EXERCISE TASK |
Retype all of the data. Every line must match exactly.

GIVEN INFORMATION |
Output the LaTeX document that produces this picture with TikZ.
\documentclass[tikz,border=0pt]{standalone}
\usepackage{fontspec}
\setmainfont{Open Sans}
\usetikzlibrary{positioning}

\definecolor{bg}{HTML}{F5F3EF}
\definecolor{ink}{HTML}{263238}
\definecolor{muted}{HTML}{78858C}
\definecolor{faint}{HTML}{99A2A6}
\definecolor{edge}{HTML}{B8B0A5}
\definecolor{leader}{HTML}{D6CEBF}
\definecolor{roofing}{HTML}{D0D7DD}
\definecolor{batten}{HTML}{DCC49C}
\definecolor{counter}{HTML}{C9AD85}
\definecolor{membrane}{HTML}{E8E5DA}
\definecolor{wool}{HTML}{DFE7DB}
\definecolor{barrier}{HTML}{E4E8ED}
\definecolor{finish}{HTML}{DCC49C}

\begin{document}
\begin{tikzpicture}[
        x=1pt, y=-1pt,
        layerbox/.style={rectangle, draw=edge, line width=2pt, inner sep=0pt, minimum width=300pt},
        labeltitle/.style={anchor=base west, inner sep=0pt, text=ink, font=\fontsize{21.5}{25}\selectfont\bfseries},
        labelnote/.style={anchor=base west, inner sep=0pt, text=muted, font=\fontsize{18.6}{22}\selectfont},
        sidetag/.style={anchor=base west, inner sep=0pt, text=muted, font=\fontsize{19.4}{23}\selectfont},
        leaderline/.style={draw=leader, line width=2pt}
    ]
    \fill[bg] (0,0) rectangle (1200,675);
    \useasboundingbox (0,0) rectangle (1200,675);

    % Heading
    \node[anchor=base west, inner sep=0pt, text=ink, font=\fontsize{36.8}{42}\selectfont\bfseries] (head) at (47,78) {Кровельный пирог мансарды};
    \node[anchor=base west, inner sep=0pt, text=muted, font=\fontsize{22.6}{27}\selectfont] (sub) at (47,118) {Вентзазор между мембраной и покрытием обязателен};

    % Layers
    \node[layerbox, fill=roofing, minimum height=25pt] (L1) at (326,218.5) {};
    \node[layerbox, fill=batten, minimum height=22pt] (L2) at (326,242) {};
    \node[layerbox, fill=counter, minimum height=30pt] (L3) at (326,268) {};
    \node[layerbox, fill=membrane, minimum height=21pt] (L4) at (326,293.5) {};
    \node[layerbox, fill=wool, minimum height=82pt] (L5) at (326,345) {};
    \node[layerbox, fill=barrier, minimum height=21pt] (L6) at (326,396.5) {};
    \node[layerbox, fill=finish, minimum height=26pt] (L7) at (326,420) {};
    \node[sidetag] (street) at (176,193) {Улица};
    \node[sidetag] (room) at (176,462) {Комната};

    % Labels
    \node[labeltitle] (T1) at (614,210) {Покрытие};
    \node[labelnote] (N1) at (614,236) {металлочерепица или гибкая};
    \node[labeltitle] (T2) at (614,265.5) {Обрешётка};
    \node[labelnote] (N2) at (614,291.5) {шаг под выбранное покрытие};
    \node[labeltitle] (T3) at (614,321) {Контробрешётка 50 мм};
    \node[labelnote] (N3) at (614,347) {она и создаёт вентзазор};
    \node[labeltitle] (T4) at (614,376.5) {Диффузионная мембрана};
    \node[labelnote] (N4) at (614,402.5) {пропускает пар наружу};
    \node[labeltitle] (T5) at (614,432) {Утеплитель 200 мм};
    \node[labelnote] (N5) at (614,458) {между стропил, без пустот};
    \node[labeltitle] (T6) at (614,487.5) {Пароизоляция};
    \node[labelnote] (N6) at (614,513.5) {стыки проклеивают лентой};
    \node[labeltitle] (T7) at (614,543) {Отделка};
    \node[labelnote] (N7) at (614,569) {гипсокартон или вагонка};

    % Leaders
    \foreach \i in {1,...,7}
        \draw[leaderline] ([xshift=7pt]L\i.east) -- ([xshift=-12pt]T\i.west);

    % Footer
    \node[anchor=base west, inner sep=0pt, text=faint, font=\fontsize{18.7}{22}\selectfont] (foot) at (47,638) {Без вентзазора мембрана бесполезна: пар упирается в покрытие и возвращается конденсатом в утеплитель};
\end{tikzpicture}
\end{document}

ANSWER IN FULL |
Output the LaTeX document that produces this picture with TikZ.
\documentclass[tikz,border=0pt]{standalone}
\usepackage{fontspec}
\setmainfont{Open Sans}
\usetikzlibrary{positioning}

\definecolor{bg}{HTML}{F5F3EF}
\definecolor{ink}{HTML}{263238}
\definecolor{muted}{HTML}{78858C}
\definecolor{faint}{HTML}{99A2A6}
\definecolor{edge}{HTML}{B8B0A5}
\definecolor{leader}{HTML}{D6CEBF}
\definecolor{roofing}{HTML}{D0D7DD}
\definecolor{batten}{HTML}{DCC49C}
\definecolor{counter}{HTML}{C9AD85}
\definecolor{membrane}{HTML}{E8E5DA}
\definecolor{wool}{HTML}{DFE7DB}
\definecolor{barrier}{HTML}{E4E8ED}
\definecolor{finish}{HTML}{DCC49C}

\begin{document}
\begin{tikzpicture}[
        x=1pt, y=-1pt,
        layerbox/.style={rectangle, draw=edge, line width=2pt, inner sep=0pt, minimum width=300pt},
        labeltitle/.style={anchor=base west, inner sep=0pt, text=ink, font=\fontsize{21.5}{25}\selectfont\bfseries},
        labelnote/.style={anchor=base west, inner sep=0pt, text=muted, font=\fontsize{18.6}{22}\selectfont},
        sidetag/.style={anchor=base west, inner sep=0pt, text=muted, font=\fontsize{19.4}{23}\selectfont},
        leaderline/.style={draw=leader, line width=2pt}
    ]
    \fill[bg] (0,0) rectangle (1200,675);
    \useasboundingbox (0,0) rectangle (1200,675);

    % Heading
    \node[anchor=base west, inner sep=0pt, text=ink, font=\fontsize{36.8}{42}\selectfont\bfseries] (head) at (47,78) {Кровельный пирог мансарды};
    \node[anchor=base west, inner sep=0pt, text=muted, font=\fontsize{22.6}{27}\selectfont] (sub) at (47,118) {Вентзазор между мембраной и покрытием обязателен};

    % Layers
    \node[layerbox, fill=roofing, minimum height=25pt] (L1) at (326,218.5) {};
    \node[layerbox, fill=batten, minimum height=22pt] (L2) at (326,242) {};
    \node[layerbox, fill=counter, minimum height=30pt] (L3) at (326,268) {};
    \node[layerbox, fill=membrane, minimum height=21pt] (L4) at (326,293.5) {};
    \node[layerbox, fill=wool, minimum height=82pt] (L5) at (326,345) {};
    \node[layerbox, fill=barrier, minimum height=21pt] (L6) at (326,396.5) {};
    \node[layerbox, fill=finish, minimum height=26pt] (L7) at (326,420) {};
    \node[sidetag] (street) at (176,193) {Улица};
    \node[sidetag] (room) at (176,462) {Комната};

    % Labels
    \node[labeltitle] (T1) at (614,210) {Покрытие};
    \node[labelnote] (N1) at (614,236) {металлочерепица или гибкая};
    \node[labeltitle] (T2) at (614,265.5) {Обрешётка};
    \node[labelnote] (N2) at (614,291.5) {шаг под выбранное покрытие};
    \node[labeltitle] (T3) at (614,321) {Контробрешётка 50 мм};
    \node[labelnote] (N3) at (614,347) {она и создаёт вентзазор};
    \node[labeltitle] (T4) at (614,376.5) {Диффузионная мембрана};
    \node[labelnote] (N4) at (614,402.5) {пропускает пар наружу};
    \node[labeltitle] (T5) at (614,432) {Утеплитель 200 мм};
    \node[labelnote] (N5) at (614,458) {между стропил, без пустот};
    \node[labeltitle] (T6) at (614,487.5) {Пароизоляция};
    \node[labelnote] (N6) at (614,513.5) {стыки проклеивают лентой};
    \node[labeltitle] (T7) at (614,543) {Отделка};
    \node[labelnote] (N7) at (614,569) {гипсокартон или вагонка};

    % Leaders
    \foreach \i in {1,...,7}
        \draw[leaderline] ([xshift=7pt]L\i.east) -- ([xshift=-12pt]T\i.west);

    % Footer
    \node[anchor=base west, inner sep=0pt, text=faint, font=\fontsize{18.7}{22}\selectfont] (foot) at (47,638) {Без вентзазора мембрана бесполезна: пар упирается в покрытие и возвращается конденсатом в утеплитель};
\end{tikzpicture}
\end{document}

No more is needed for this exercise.